Wednesday, 27 September 2017

Dyson Working On Electric Car, Unclear If It Will Double As Street Sweeper

After years of pushing bright yellow pricey vacuum cleaners, Dyson says it’s now working on a new set of wheels — and these won’t fit in your hall closet.

Founder James Dyson sent an email to employees this week announcing a plan to clean up the air we breathe — instead of your dirty living room carpet — with a new electric vehicle slated to launch in 2020.

“We’ve started building an exceptional team that combines top Dyson engineers with talented individuals from the automotive industry,” he wrote, adding that the team is already over 400 strong, and that he’s committed to investing investing £2 billion on the endeavor.

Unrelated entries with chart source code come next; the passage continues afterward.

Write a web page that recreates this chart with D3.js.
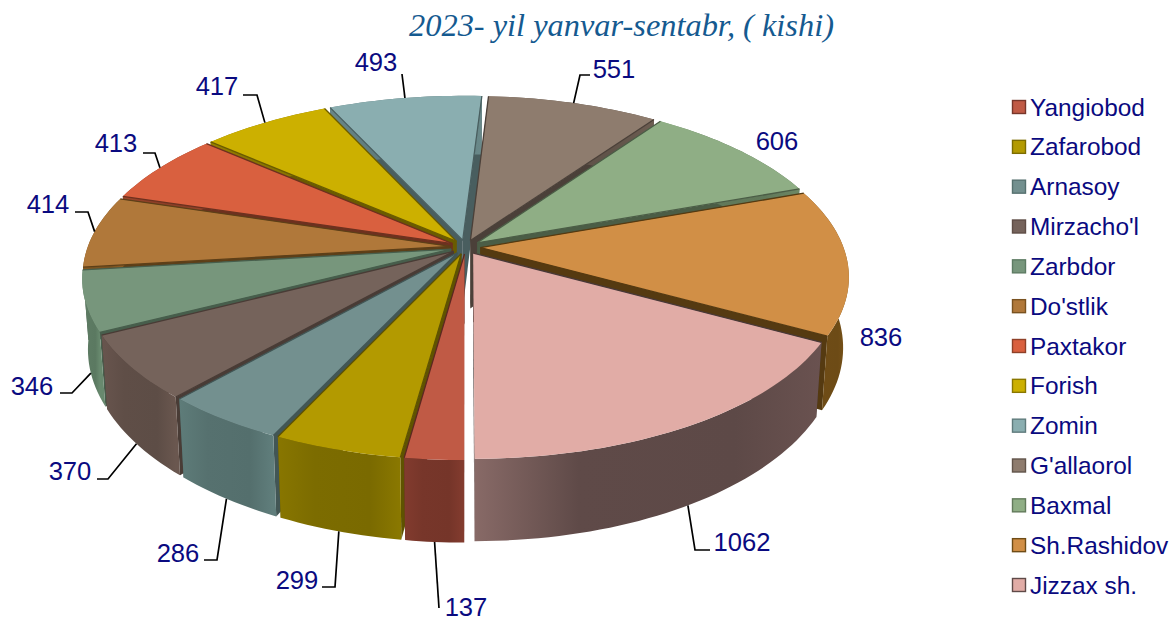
<!DOCTYPE html>
<html><head><meta charset="utf-8">
<script src="https://cdn.jsdelivr.net/npm/d3@7"></script>
<style>html,body{margin:0;padding:0;background:#fff}svg{display:block}</style>
</head><body><svg id="c" width="1170" height="618"></svg>
<script>
const categories=["Yangiobod","Zafarobod","Arnasoy","Mirzacho'l","Zarbdor","Do'stlik","Paxtakor","Forish","Zomin","G'allaorol","Baxmal","Sh.Rashidov","Jizzax sh."];
const values=[137,299,286,370,346,414,413,417,493,551,606,836,1062];
const topColors=["#c05a45","#b39a00","#73908f","#75635b","#77967c","#b0783a","#d9603f","#ccb000","#8aaeb0","#8e7c6e","#8fae85","#d18f46","#e1aca6"];
const sideColors=["#77362a","#7c6c00","#56716f","#5f4e47","#5d7b63","#7a5220","#8f4028","#8a7700","#5f7b7c","#62544a","#627a5b","#6f4c16","#5f4a48"];
const title="2023- yil yanvar-sentabr, ( kishi)";
// label text anchor points and leader elbows (page layout, not data)
const labelPos=[[466,607],[297,580],[178,553],[70,471],[32,386],[48,204],[116,143],[217,86],[376,62],[614,69],[777,141],[881,337],[742,542]];
const elbows=[[439,608],[335,587,322,587],[217,560,204,560],[108,479,97,479],[72,393,60,393],[88,212,75,212],[155,153,143,153],[257,95,243,95],[402,74],[580,75,590,75],null,null,[695,550,710,550]];
const leaderLevel=[1,1,1,1,1,0,0,0,0,0,0,0,1];

const svg=d3.select("#c");
const cx=465.5,cy=247,R=363,K=170,P=0.163,H=68.5,BS=0.985,EXPL=0.041;
const sx=d3.scaleLinear().domain([0,1]).range([cx,cx+R]);
const sy=d3.scaleLinear().domain([0,1]).range([cy,cy+K]);
function proj(x,y,low){
  const s=1/(1-P*y);
  return [sx(x*s*(low?BS:1)), sy(y*s)+(low?H*s:0)];
}
const pie=d3.pie().sort(null).value(d=>d).startAngle(Math.PI).endAngle(3*Math.PI);
const arcs=pie(values).map((a,i)=>{
  const mid=(a.startAngle+a.endAngle)/2;
  return {i,a0:a.startAngle,a1:a.endAngle,mid,ox:EXPL*Math.sin(mid),oy:-EXPL*Math.cos(mid)};
});
const pt=(d,ang,r)=>[d.ox+r*Math.sin(ang),d.oy-r*Math.cos(ang)];
const line=d3.line();
const defs=svg.append("defs");
const arcPts=d=>{
  const n=Math.max(8,Math.ceil((d.a1-d.a0)*40));
  return d3.range(n+1).map(j=>d.a0+(d.a1-d.a0)*j/n);
};
const g=svg.append("g");
const order=arcs.slice().sort((a,b)=>a.oy-b.oy);
order.forEach(d=>{
  const ring=arcPts(d);
  const c=[d.ox,d.oy];
  const side=sideColors[d.i];
  const wall=ang=>{
    const e=pt(d,ang,1);
    return [proj(c[0],c[1],0),proj(e[0],e[1],0),proj(e[0],e[1],1),proj(c[0],c[1],1)];
  };
  const wallCol=d3.rgb(side).darker(0.75);
  g.append("path").attr("d",line(wall(d.a0))+"Z").attr("fill",wallCol);
  g.append("path").attr("d",line(wall(d.a1))+"Z").attr("fill",wallCol);
  const up=ring.map(a=>{const p=pt(d,a,1);return proj(p[0],p[1],0)});
  const dn=ring.map(a=>{const p=pt(d,a,1);return proj(p[0],p[1],1)}).reverse();
  const xs=up.map(p=>p[0]);
  const id="grad"+d.i;
  const gr=defs.append("linearGradient").attr("id",id).attr("gradientUnits","userSpaceOnUse")
    .attr("x1",d3.min(xs)).attr("x2",d3.max(xs)).attr("y1",0).attr("y2",0);
  const lowerRight=d.mid>2*Math.PI;
  [[0,d3.rgb(side).brighter(lowerRight?1.0:0.25)],[0.3,d3.rgb(side)],[0.75,d3.rgb(side).darker(0.05)],[1,d3.rgb(side).brighter(0.3)]]
    .forEach(s=>gr.append("stop").attr("offset",s[0]).attr("stop-color",s[1]));
  g.append("path").attr("d",line(up.concat(dn))+"Z").attr("fill",`url(#${id})`);
  g.append("path").attr("d",line([proj(c[0],c[1],0)].concat(up))+"Z").attr("fill",topColors[d.i]);
  // darker rim along the radial edges that face a neighbouring slice
  [[d.a0,d.i>0],[d.a1,d.i<values.length-1]].forEach(([ang,show])=>{
    if(!show)return;
    const e=pt(d,ang,1);
    g.append("path").attr("d",line([proj(c[0],c[1],0),proj(e[0],e[1],0)]))
      .attr("fill","none").attr("stroke",wallCol).attr("stroke-width",1.3);
  });
});
// leaders
const gl=svg.append("g");
arcs.forEach(d=>{
  const el=elbows[d.i];
  if(el){
    const p=pt(d,d.mid,1);
    const start=proj(p[0],p[1],leaderLevel[d.i]);
    const pts=[start];
    for(let j=0;j<el.length;j+=2)pts.push([el[j],el[j+1]]);
    gl.append("path").attr("d",line(pts)).attr("fill","none").attr("stroke","#000").attr("stroke-width",1.7);
  }
  gl.append("text").attr("x",labelPos[d.i][0]).attr("y",labelPos[d.i][1]+9)
    .attr("text-anchor","middle").attr("font-family","Liberation Sans").attr("font-size",25.6)
    .attr("fill","#0a0a80").text(values[d.i]);
});
// title
svg.append("text").attr("x",621.5).attr("y",36).attr("text-anchor","middle")
  .attr("font-family","Liberation Serif").attr("font-style","italic").attr("font-size",32.4)
  .attr("fill","#155a90").text(title);
// legend
const ly=d3.scalePoint().domain(categories).range([107,585]);
const leg=svg.append("g").selectAll("g").data(categories).join("g").attr("transform",d=>`translate(0,${ly(d)})`);
leg.append("rect").attr("x",1012.5).attr("y",-6.5).attr("width",13).attr("height",13)
  .attr("fill",(d,i)=>topColors[i]).attr("stroke",(d,i)=>sideColors[i]).attr("stroke-width",1.4);
leg.append("text").attr("x",1030).attr("y",8.5).attr("font-family","Liberation Sans").attr("font-size",24.4)
  .attr("fill","#0a0a80").text(d=>d);
</script></body></html>
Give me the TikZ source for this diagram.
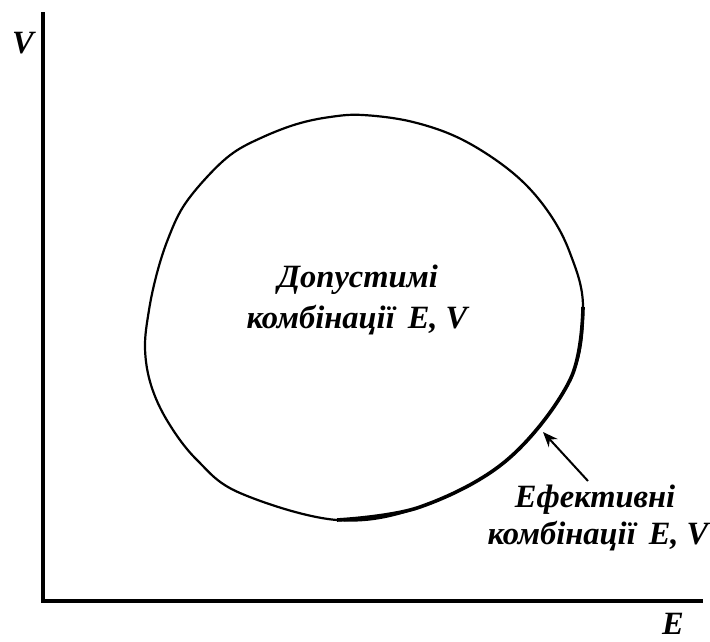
\documentclass[tikz,border=0pt]{standalone}
\usepackage{fontspec}
\setmainfont{Liberation Serif}
\usetikzlibrary{arrows.meta,positioning}

\tikzset{
  lbl/.style={font=\fontsize{32.5}{39}\selectfont\bfseries\itshape, inner sep=0pt, anchor=base},
  axis/.style={line width=3.6pt},
  region/.style={line width=2.2pt},
  frontier/.style={line width=3.6pt}
}

\begin{document}
\begin{tikzpicture}[x=1pt,y=-1pt]
  \useasboundingbox (0,0) rectangle (710,641);
  % Define points
  \coordinate (O) at (43,601);
  \coordinate (Vtop) at (43,12);
  \coordinate (Eend) at (703,601);

  % Draw axes
  \draw[axis] (Vtop) -- (O) -- (Eend);
  \node[lbl] (Vlab) at (23,53) {V};
  \node[lbl] (Elab) at (673,634) {E};

  % Feasible region
  \draw[region] plot[smooth cycle, tension=0.6] coordinates {
    (145,348) (149,310) (157,273) (168,239) (183,207) (207,177) (233,153)
    (263,137) (297,124) (330,117) (363,115) (413,122) (463,140) (513,173)
    (547,210) (570,253) (583,307) (570,380) (507,460) (420,507) (337,520)
    (240,493) (197,460) (168,422) (151,385)};
  % Efficient part
  \draw[frontier] plot[smooth, tension=0.6] coordinates {
    (583,307) (570,380) (507,460) (420,507) (337,520)};

  % Label points
  \node[lbl] (adm1) at (358,287) {Допустимі};
  \node[lbl] (adm2) at (357,328) {комбінації\hspace{0.4em}E, V};
  \node[lbl] (eff1) at (595,507) {Ефективні};
  \node[lbl] (eff2) at (598,544) {комбінації\hspace{0.4em}E, V};

  \coordinate (tail) at (588,481);
  \coordinate (F) at (543,432);
  \draw[line width=2pt, -{Stealth[length=15pt,width=12pt]}] (tail) -- (F);
\end{tikzpicture}
\end{document}
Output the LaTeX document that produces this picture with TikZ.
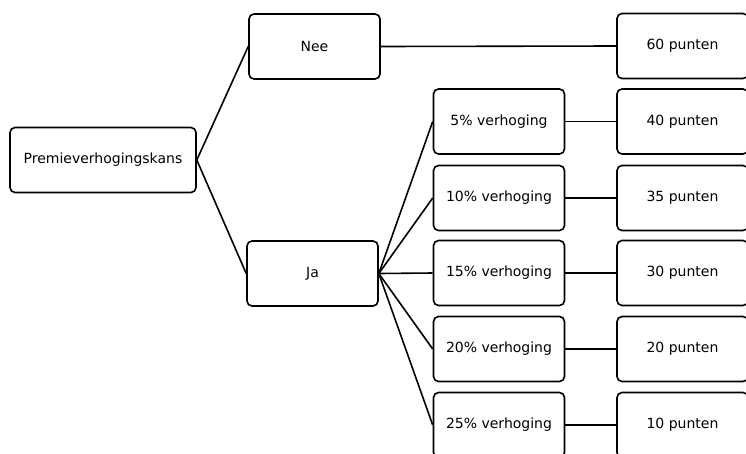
\documentclass[tikz,border=0pt]{standalone}
\usepackage{fontspec}
\setmainfont{DejaVu Sans}
\begin{document}
\begin{tikzpicture}[x=1pt,y=-1pt,
  box/.style={draw,line width=1.6pt,rounded corners=5pt,minimum width=131pt,minimum height=65pt,inner sep=0pt,font=\fontsize{14}{16}\selectfont},
  conn/.style={line width=1.6pt}]
\useasboundingbox (0,0) rectangle (746,453);
\clip (0,0) rectangle (746,453);
\node[box,minimum width=186pt] (p) at (103,160) {Premieverhogingskans};
\node[box] (nee) at (314.5,46.5) {Nee};
\node[box] (ja) at (312.5,273.5) {Ja};
\node[box] (v5) at (499,121.5) {5\% verhoging};
\node[box] (v10) at (499,198) {10\% verhoging};
\node[box] (v15) at (499,273) {15\% verhoging};
\node[box] (v20) at (499,349) {20\% verhoging};
\node[box] (v25) at (499,425) {25\% verhoging};
\node[box] (r60) at (682.5,46) {60 punten};
\node[box] (r40) at (682.5,121.5) {40 punten};
\node[box] (r35) at (682.5,198) {35 punten};
\node[box] (r30) at (682.5,273) {30 punten};
\node[box] (r20) at (682.5,349) {20 punten};
\node[box] (r10) at (682.5,425) {10 punten};
\draw[conn] (p.east) -- (nee.west);
\draw[conn] (p.east) -- (ja.west);
\draw[conn] (nee.east) -- (r60.west);
\foreach \v in {v5,v10,v15,v20,v25}{\draw[conn] (ja.east) -- (\v.west);}
\draw[conn] (v5.east) -- (r40.west);
\draw[conn] (v10.east) -- (r35.west);
\draw[conn] (v15.east) -- (r30.west);
\draw[conn] (v20.east) -- (r20.west);
\draw[conn] (v25.east) -- (r10.west);
\end{tikzpicture}
\end{document}
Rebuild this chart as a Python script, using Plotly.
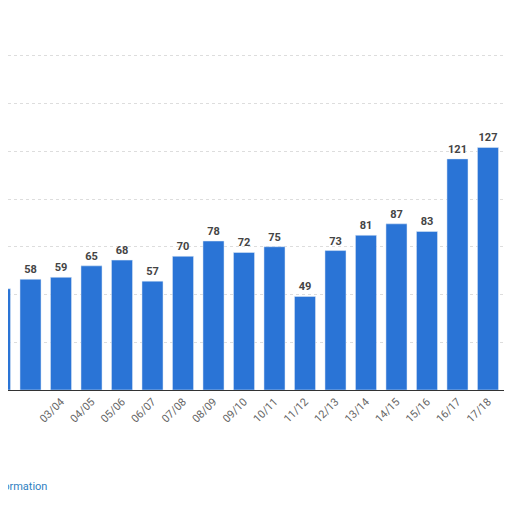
import plotly.graph_objects as go

seasons = ["01/02","02/03","03/04","04/05","05/06","06/07","07/08","08/09","09/10",
           "10/11","11/12","12/13","13/14","14/15","15/16","16/17","17/18","18/19"]
values = [53,58,59,65,68,57,70,78,72,75,49,73,81,87,83,121,127,148]

idx = list(range(len(seasons)))
fig = go.Figure(go.Bar(
    x=idx, y=values, width=0.69, marker_color="#2a74d6",
    text=["<b>%d</b>" % v for v in values], textposition="outside", cliponaxis=False,
    textfont=dict(family="Roboto", size=11, color="#444444"),
))
fig.update_layout(
    width=512, height=512, margin=dict(l=0, r=0, t=0, b=130, autoexpand=False),
    plot_bgcolor="white", paper_bgcolor="white", showlegend=False, bargap=0.3,
    xaxis=dict(range=[0.262, 17.05], tickmode="array", tickvals=idx, ticktext=seasons,
               tickangle=-45, tickfont=dict(family="Roboto", size=11, color="#666666"),
               showline=True, linecolor="#333333", linewidth=1, showgrid=False, ticks="",
               automargin=False),
    yaxis=dict(range=[0, 200], dtick=25, showticklabels=False, showgrid=True,
               gridcolor="#dddddd", griddash="dot", zeroline=False, automargin=False),
    annotations=[
        dict(text="Additional Information", x=41/512, y=-96/382, xref="paper", yref="paper",
             xanchor="right", yanchor="middle", showarrow=False,
             font=dict(family="Roboto", size=11, color="#2f7fc1")),
        dict(text="©", x=503/512, y=-75/382, xref="paper", yref="paper",
             xanchor="left", yanchor="middle", showarrow=False,
             font=dict(family="Roboto", size=11, color="#2f7fc1")),
    ],
)
fig.write_html("out.html")
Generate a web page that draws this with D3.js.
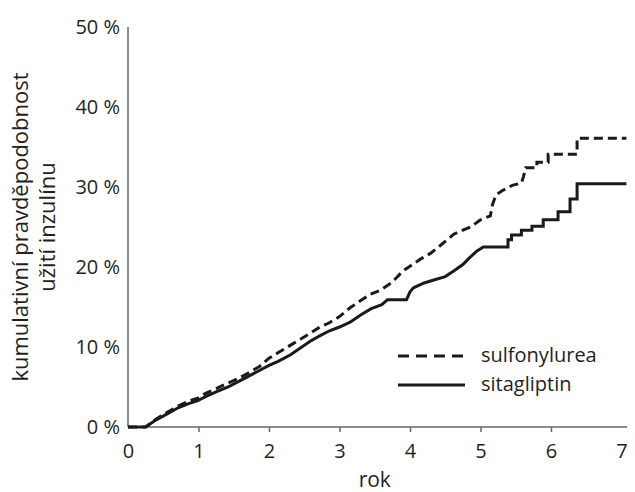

As for details like who’s building the cars or whether or not the company is partnering with anyone, Dyson only says that project will “grow quickly” from this point, but that they’re not ready to release any specifics, citing fierce competition for new technology in the automotive industry.

Man on a mission

Preventing pollution from cars has been a longtime desire, Dyson writes in the letter, recounting how the company started work on a cyclonic filter that could be fitted on a vehicle’s exhaust system to trap particulates back in 1990. But after developing several prototypes, the company found to its chagrin that no one at the time was interested in the diesel exhaust capture project, so Dyson shut it down.

“The industry said that ‘disposing’ of collected soot was too much of a problem,” Dyson wrote. “Better to breathe it in?”

Despite that, it’s remained his ambition “to find a solution to the global problem of air pollution.” To that end, a few years ago, he committed the company to build new battery technologies, “with the belief that electrically-powered vehicles would solve the vehicle pollution problem.”

“At this moment, we finally have the opportunity to bring all our technologies together in a single product,” Dyson wrote. “Rather than filtering emissions at the exhaust pipe, today we have the ability to solve it at the source.”